-- Begin Material to process --
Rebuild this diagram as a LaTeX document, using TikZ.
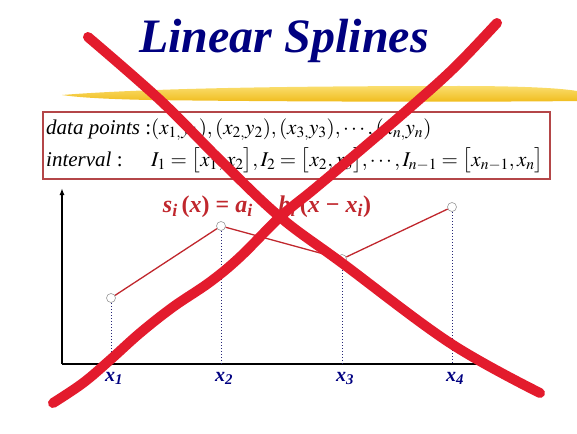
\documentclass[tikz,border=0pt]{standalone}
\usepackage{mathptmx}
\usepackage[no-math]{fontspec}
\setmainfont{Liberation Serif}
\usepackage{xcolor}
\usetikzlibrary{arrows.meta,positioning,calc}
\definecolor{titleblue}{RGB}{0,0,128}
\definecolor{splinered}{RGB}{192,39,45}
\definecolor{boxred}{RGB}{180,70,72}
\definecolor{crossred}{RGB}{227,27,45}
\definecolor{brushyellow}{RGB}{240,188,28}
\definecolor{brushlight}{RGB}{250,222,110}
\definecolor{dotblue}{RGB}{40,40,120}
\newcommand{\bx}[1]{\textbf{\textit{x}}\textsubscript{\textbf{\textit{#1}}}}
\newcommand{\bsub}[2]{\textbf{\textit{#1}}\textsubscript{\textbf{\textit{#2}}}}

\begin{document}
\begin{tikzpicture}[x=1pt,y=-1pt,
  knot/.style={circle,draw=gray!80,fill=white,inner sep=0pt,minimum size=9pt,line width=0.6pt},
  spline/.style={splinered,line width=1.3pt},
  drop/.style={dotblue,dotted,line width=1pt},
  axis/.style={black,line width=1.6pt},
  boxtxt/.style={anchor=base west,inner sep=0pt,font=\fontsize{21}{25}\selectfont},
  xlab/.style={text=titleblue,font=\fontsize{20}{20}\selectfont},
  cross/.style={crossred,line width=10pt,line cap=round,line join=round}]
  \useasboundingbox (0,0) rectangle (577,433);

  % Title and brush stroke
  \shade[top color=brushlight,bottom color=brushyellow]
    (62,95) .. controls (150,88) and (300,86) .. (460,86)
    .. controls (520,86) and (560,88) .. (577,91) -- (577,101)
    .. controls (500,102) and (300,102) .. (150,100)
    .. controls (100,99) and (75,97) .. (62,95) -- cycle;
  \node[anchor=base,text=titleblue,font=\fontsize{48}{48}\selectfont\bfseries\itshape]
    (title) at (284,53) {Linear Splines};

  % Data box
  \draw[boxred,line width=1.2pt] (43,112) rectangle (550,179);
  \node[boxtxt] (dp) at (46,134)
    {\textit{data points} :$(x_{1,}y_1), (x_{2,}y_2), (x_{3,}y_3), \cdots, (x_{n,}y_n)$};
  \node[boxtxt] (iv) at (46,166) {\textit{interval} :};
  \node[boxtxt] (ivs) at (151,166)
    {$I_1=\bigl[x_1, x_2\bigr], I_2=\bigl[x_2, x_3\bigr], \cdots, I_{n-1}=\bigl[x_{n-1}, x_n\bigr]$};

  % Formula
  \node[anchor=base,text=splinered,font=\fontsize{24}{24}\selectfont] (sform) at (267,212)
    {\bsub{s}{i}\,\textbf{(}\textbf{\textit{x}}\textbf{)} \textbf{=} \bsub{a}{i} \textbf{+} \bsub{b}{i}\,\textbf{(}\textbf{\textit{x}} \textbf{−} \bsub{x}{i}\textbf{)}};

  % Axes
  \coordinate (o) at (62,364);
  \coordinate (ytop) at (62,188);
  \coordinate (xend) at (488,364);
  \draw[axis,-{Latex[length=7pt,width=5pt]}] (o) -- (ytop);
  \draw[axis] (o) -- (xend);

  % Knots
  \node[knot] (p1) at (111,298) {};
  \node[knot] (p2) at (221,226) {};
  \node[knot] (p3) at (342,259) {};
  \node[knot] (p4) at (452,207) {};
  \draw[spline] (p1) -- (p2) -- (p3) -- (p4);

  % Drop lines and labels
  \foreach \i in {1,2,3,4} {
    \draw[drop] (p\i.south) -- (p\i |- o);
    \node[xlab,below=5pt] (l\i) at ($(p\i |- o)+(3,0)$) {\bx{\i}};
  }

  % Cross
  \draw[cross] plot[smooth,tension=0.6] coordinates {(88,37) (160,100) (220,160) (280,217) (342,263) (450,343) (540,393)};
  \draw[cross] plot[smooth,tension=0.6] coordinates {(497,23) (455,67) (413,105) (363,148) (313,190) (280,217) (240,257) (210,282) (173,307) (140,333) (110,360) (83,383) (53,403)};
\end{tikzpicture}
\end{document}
-- End Material to process --
-- Begin Material to process --
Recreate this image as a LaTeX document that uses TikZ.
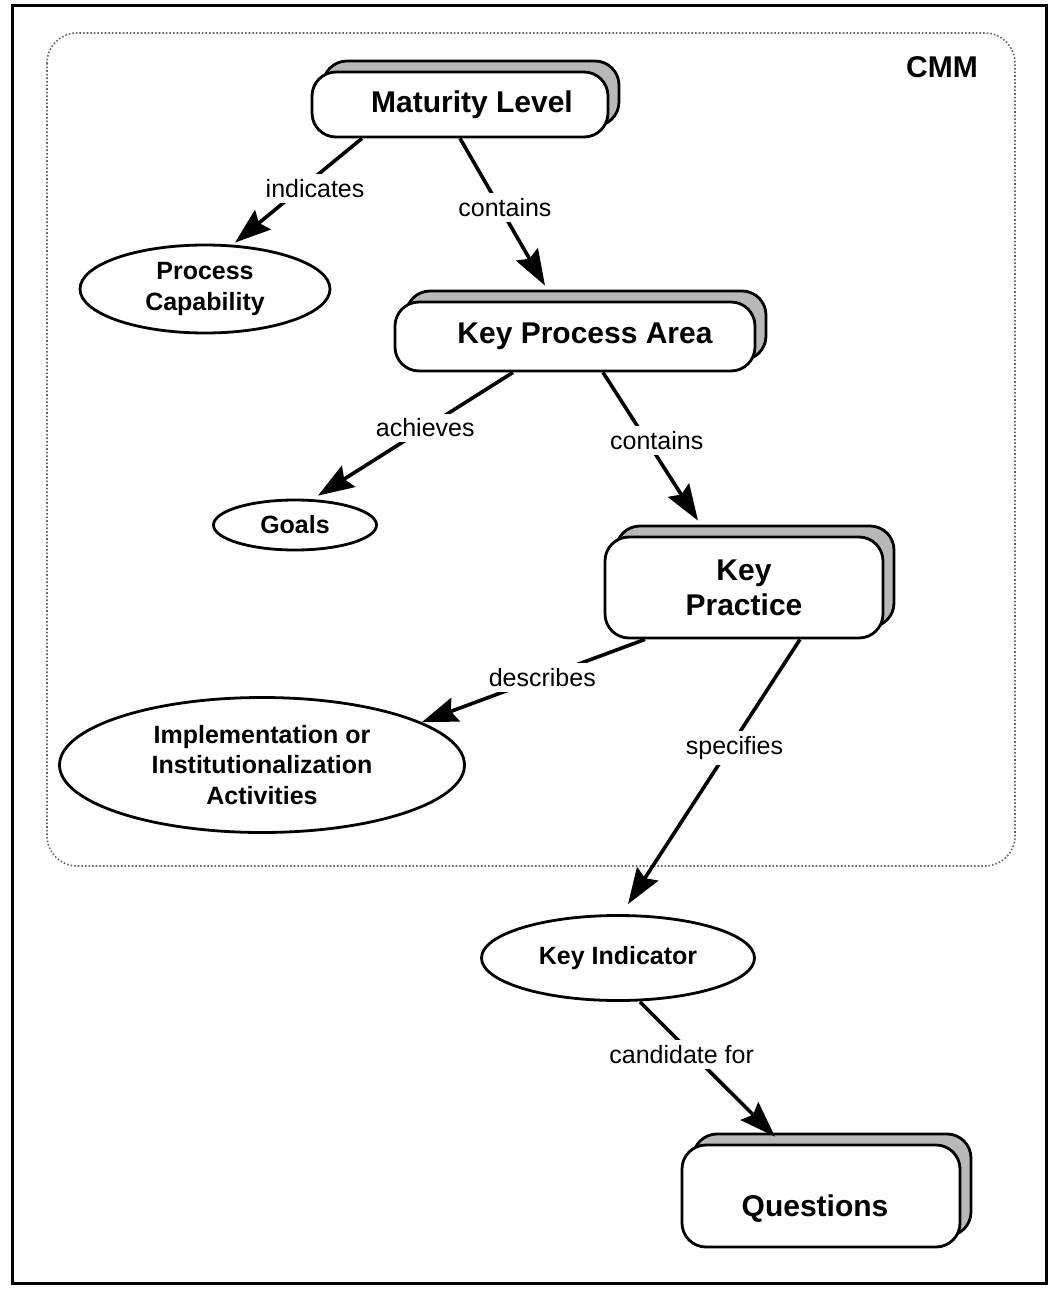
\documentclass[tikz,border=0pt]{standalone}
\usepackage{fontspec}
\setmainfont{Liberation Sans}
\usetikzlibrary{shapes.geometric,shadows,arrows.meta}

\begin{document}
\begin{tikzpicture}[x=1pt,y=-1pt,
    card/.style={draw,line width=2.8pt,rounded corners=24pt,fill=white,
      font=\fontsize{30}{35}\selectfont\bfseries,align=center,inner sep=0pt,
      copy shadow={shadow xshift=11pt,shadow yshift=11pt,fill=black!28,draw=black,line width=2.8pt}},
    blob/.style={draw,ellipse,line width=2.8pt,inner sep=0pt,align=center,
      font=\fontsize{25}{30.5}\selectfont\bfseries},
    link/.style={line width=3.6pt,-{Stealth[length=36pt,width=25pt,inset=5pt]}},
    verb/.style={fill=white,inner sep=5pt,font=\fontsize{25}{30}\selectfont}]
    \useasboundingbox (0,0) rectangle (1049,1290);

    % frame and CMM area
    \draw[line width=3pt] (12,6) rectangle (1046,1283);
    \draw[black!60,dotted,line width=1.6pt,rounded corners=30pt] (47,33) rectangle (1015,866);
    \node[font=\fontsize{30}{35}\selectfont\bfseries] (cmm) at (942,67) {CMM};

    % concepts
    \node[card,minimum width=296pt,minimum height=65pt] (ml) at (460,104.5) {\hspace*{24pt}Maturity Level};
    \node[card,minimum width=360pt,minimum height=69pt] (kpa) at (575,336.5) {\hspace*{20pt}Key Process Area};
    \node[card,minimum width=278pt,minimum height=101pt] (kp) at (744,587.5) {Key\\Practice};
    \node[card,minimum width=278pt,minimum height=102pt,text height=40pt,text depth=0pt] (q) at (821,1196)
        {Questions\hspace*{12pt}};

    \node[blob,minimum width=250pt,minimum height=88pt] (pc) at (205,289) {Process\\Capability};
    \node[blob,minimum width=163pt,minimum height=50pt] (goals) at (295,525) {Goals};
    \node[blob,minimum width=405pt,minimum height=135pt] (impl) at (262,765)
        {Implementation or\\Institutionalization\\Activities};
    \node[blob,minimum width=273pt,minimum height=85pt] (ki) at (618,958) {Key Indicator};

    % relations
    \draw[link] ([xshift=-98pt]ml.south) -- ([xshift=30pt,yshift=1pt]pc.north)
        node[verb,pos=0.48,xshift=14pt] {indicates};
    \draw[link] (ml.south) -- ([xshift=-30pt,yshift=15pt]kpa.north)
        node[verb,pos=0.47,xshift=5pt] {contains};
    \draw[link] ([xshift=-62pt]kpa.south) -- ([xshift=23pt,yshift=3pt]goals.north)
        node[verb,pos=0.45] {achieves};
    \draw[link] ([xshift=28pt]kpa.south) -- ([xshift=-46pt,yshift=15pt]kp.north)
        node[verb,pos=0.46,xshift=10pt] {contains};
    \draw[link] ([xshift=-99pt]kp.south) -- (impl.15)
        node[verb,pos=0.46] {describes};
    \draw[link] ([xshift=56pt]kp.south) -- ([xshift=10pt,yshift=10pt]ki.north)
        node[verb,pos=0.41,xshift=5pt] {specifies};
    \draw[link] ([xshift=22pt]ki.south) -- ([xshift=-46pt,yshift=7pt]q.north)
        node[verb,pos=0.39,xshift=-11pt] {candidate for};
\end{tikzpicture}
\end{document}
-- End Material to process --
Quote the data above exactly from the line with "Rebuild this diagram" to the line with "(0,0) rectangle (577,433);", both ends counted, and nothing else. Pictures don't go in.

Rebuild this diagram as a LaTeX document, using TikZ.
\documentclass[tikz,border=0pt]{standalone}
\usepackage{mathptmx}
\usepackage[no-math]{fontspec}
\setmainfont{Liberation Serif}
\usepackage{xcolor}
\usetikzlibrary{arrows.meta,positioning,calc}
\definecolor{titleblue}{RGB}{0,0,128}
\definecolor{splinered}{RGB}{192,39,45}
\definecolor{boxred}{RGB}{180,70,72}
\definecolor{crossred}{RGB}{227,27,45}
\definecolor{brushyellow}{RGB}{240,188,28}
\definecolor{brushlight}{RGB}{250,222,110}
\definecolor{dotblue}{RGB}{40,40,120}
\newcommand{\bx}[1]{\textbf{\textit{x}}\textsubscript{\textbf{\textit{#1}}}}
\newcommand{\bsub}[2]{\textbf{\textit{#1}}\textsubscript{\textbf{\textit{#2}}}}

\begin{document}
\begin{tikzpicture}[x=1pt,y=-1pt,
  knot/.style={circle,draw=gray!80,fill=white,inner sep=0pt,minimum size=9pt,line width=0.6pt},
  spline/.style={splinered,line width=1.3pt},
  drop/.style={dotblue,dotted,line width=1pt},
  axis/.style={black,line width=1.6pt},
  boxtxt/.style={anchor=base west,inner sep=0pt,font=\fontsize{21}{25}\selectfont},
  xlab/.style={text=titleblue,font=\fontsize{20}{20}\selectfont},
  cross/.style={crossred,line width=10pt,line cap=round,line join=round}]
  \useasboundingbox (0,0) rectangle (577,433);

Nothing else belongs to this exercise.